The core of the technique is an internal DNS spoofing attack. An attacker who has compromised an ArgoCD account with a specific set of permissions can deploy a malicious service within the same Kubernetes cluster.

This service is named to deliberately conflict with the domain of a legitimate Git repository, such as github.com.

Because of how Kubernetes handles DNS, pods, including ArgoCD’s repository server, will first attempt to resolve domain names against the internal cluster DNS.

The attacker’s malicious service creates a DNS record that points github.com to its own internal IP address.

As a result, when ArgoCD attempts to sync a repository, it unknowingly sends the connection request not to the real GitHub, but to the attacker’s proxy service, Future Sight said.

This service, which the researchers named “Argexfil,” can then log the credentials before forwarding the traffic to the actual Git server to avoid raising suspicion.

Overview of the attack (source: Futuresight)

This method remains effective even when repositories use secure HTTPS connections. The attack relies on the attacker having permissions to add custom certificates to ArgoCD.

By generating a self-signed certificate for their malicious service and adding it to ArgoCD’s list of trusted certificates, the attacker can successfully perform a man-in-the-middle (MitM) attack and decrypt the traffic, exposing the credentials.

The technique can capture various credential types, including username/password combinations, personal access tokens (PATs), and the short-lived JWTs and access tokens used by GitHub Apps.

Once exfiltrated, these credentials could allow an attacker to read or modify source code, inject malicious manifests into the deployment pipeline, and potentially pivot to other systems.

Mitigations

The attack is not a zero-day vulnerability exploitable by unauthenticated users. It requires the attacker to have an authenticated ArgoCD session with permissions to create applications and, for HTTPS targets, certificates.

According to the researchers, the ArgoCD team was informed of the technique.

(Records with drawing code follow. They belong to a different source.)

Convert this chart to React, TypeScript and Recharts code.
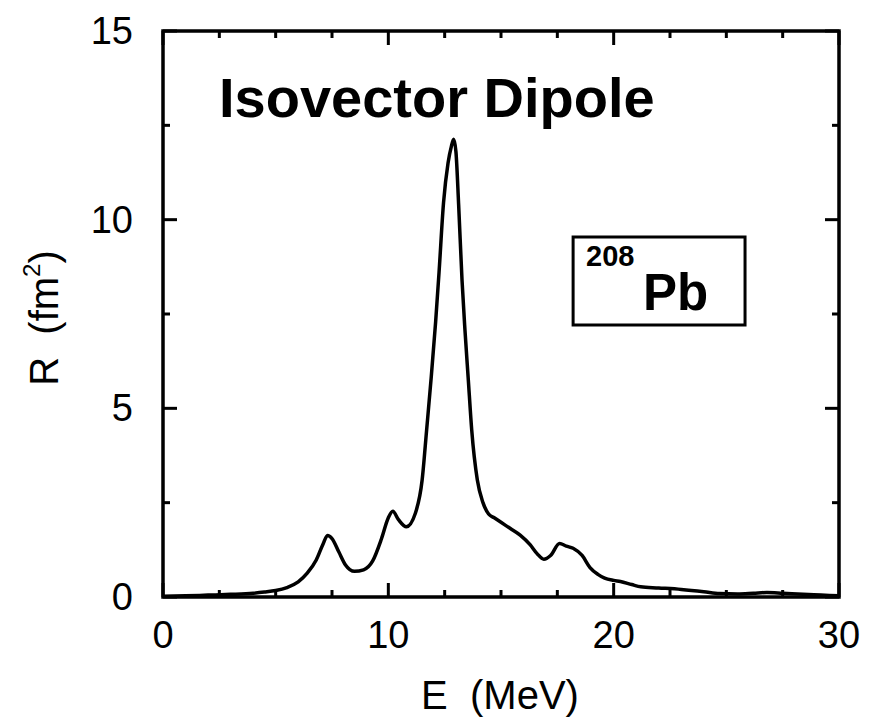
import React from "react";
import { LineChart, Line, XAxis, YAxis, ReferenceArea } from "recharts";

const energies = [0, 1, 2, 3, 4, 4.5, 5, 5.5, 6, 6.4, 6.8, 7.1, 7.3, 7.5, 7.8, 8.1, 8.5, 8.9, 9.3, 9.7, 10.0, 10.2, 10.45, 10.8, 11.2, 11.5, 11.7, 11.9, 12.1, 12.25, 12.45, 12.65, 12.8, 12.9, 13.0, 13.12, 13.27, 13.4, 13.55, 13.7, 13.95, 14.2, 14.45, 14.7, 15.0, 15.4, 15.85, 16.3, 16.6, 16.9, 17.2, 17.6, 17.9, 18.2, 18.6, 18.95, 19.3, 19.6, 20.0, 20.3, 20.8, 21.2, 22, 23, 24, 24.7, 25.5, 26.2, 26.8, 27.5, 28.4, 29.2, 30];
const response = [0.02, 0.03, 0.05, 0.07, 0.1, 0.13, 0.17, 0.25, 0.4, 0.63, 0.98, 1.4, 1.63, 1.55, 1.2, 0.85, 0.68, 0.72, 0.95, 1.55, 2.1, 2.27, 2.05, 1.86, 2.22, 3.1, 4.43, 5.8, 7.3, 8.6, 10.45, 11.5, 11.95, 12.13, 11.8, 10.4, 8.4, 7.08, 5.75, 4.43, 3.1, 2.5, 2.2, 2.1, 1.98, 1.82, 1.64, 1.38, 1.15, 1.0, 1.1, 1.42, 1.35, 1.29, 1.1, 0.78, 0.6, 0.5, 0.44, 0.41, 0.33, 0.27, 0.24, 0.2, 0.14, 0.09, 0.08, 0.1, 0.12, 0.1, 0.07, 0.05, 0.03];

const xTicks = [0, 2.5, 5, 7.5, 10, 12.5, 15, 17.5, 20, 22.5, 25, 27.5, 30];
const yTicks = [0, 2.5, 5, 7.5, 10, 12.5, 15];
const xMajorEvery = 10;
const yMajorEvery = 5;

const titleText = "Isovector Dipole";
const nucleusMass = "208";
const nucleusSymbol = "Pb";
const xLabel = "E  (MeV)";
const yLabelMain = "R  (fm";
const yLabelSup = "2";
const yLabelEnd = ")";

const data = energies.map((e, i) => ({ E: e, R: response[i] }));

const W = 869;
const H = 722;
const LEFT = 163;
const TOP = 31;
const RIGHT = 839;
const BOTTOM = 597;
const PW = RIGHT - LEFT;
const PH = BOTTOM - TOP;
const FONT = "'Liberation Sans', Arial, Helvetica, sans-serif";
const MAJOR = 14;
const MINOR = 7;

const XTick = (props: any) => {
  const { x, y, payload } = props;
  const v = payload.value;
  const major = Math.abs(v % xMajorEvery) < 1e-9;
  const len = major ? MAJOR : MINOR;
  return (
    <g>
      <line x1={x} x2={x} y1={y} y2={y - len} stroke="#000" strokeWidth={3} />
      <line x1={x} x2={x} y1={y - PH} y2={y - PH + len} stroke="#000" strokeWidth={3} />
      {major && (
        <text x={x} y={y + 51} textAnchor="middle" fontFamily={FONT} fontSize={38} fill="#000">
          {v}
        </text>
      )}
    </g>
  );
};

const YTick = (props: any) => {
  const { x, y, payload } = props;
  const v = payload.value;
  const major = Math.abs(v % yMajorEvery) < 1e-9;
  const len = major ? MAJOR : MINOR;
  return (
    <g>
      <line x1={x} x2={x + len} y1={y} y2={y} stroke="#000" strokeWidth={3} />
      <line x1={x + PW} x2={x + PW - len} y1={y} y2={y} stroke="#000" strokeWidth={3} />
      {major && (
        <text x={x - 30} y={y} textAnchor="end" dominantBaseline="central" fontFamily={FONT} fontSize={38} fill="#000">
          {v}
        </text>
      )}
    </g>
  );
};

const BoxLabel = (props: any) => {
  const vb = props.viewBox || {};
  const x0 = vb.x ?? 0;
  const y0 = vb.y ?? 0;
  return (
    <text fontFamily={FONT} fontWeight="bold" fill="#000">
      <tspan x={x0 + 13} y={y0 + 29} fontSize={29}>{nucleusMass}</tspan>
      <tspan x={x0 + 70} y={y0 + 73} fontSize={51}>{nucleusSymbol}</tspan>
    </text>
  );
};

export default function App() {
  return (
    <div style={{ position: "absolute", left: 0, top: 0, width: W, height: H, background: "#fff" }}>
      <LineChart
        width={W}
        height={H}
        data={data}
        margin={{ top: TOP, right: W - RIGHT, bottom: H - BOTTOM - 60, left: 0 }}
      >
        <XAxis
          dataKey="E"
          type="number"
          domain={[0, 30]}
          ticks={xTicks}
          interval={0}
          height={60}
          axisLine={false}
          tickLine={false}
          tickSize={0}
          tickMargin={0}
          tick={<XTick />}
        />
        <YAxis
          type="number"
          domain={[0, 15]}
          ticks={yTicks}
          interval={0}
          width={LEFT}
          axisLine={false}
          tickLine={false}
          tickSize={0}
          tickMargin={0}
          tick={<YTick />}
        />
        <ReferenceArea
          x1={0}
          x2={30}
          y1={0}
          y2={15}
          fill="none"
          fillOpacity={0}
          stroke="#000"
          strokeWidth={3.5}
          isFront
        />
        <ReferenceArea
          x1={18.2}
          x2={25.83}
          y1={7.21}
          y2={9.54}
          fill="#fff"
          fillOpacity={0}
          stroke="#000"
          strokeWidth={3}
          label={<BoxLabel />}
        />
        <Line
          type="monotone"
          dataKey="R"
          stroke="#000"
          strokeWidth={3.5}
          dot={false}
          isAnimationActive={false}
        />
      </LineChart>
      <svg width={W} height={H} style={{ position: "absolute", left: 0, top: 0, pointerEvents: "none" }}>
        <text x={219} y={117} fontFamily={FONT} fontWeight="bold" fontSize={56} fill="#000">
          {titleText}
        </text>
        <text x={500} y={709} textAnchor="middle" fontFamily={FONT} fontSize={40} fill="#000" style={{ whiteSpace: "pre" }}>
          {xLabel}
        </text>
        <text
          transform="translate(58, 318) rotate(-90)"
          textAnchor="middle"
          fontFamily={FONT}
          fontSize={40}
          fill="#000"
          style={{ whiteSpace: "pre" }}
        >
          {yLabelMain}
          <tspan fontSize={24} dy={-18}>{yLabelSup}</tspan>
          <tspan dy={18}>{yLabelEnd}</tspan>
        </text>
      </svg>
    </div>
  );
}
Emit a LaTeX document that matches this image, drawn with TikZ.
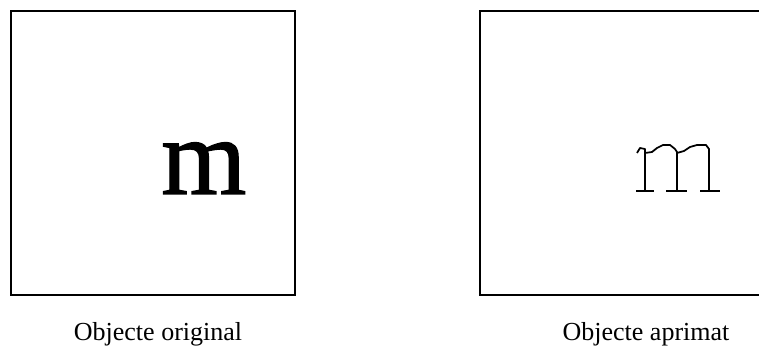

While acknowledging the novel approach, they did not classify it as a direct vulnerability within ArgoCD, instead attributing the risk to Kubernetes’ default DNS behavior and insecure user permission configurations.

To defend against this technique, organizations are advised to:

  • Apply the principle of least privilege, restricting user permissions to the bare minimum required.
  • Strictly limit which users can add or modify certificates in ArgoCD.
  • Implement robust monitoring on both the ArgoCD application and internal Kubernetes network traffic.
  • Use SSH-based Git connections where possible, as the key exchange mechanism is not vulnerable to this credential theft method.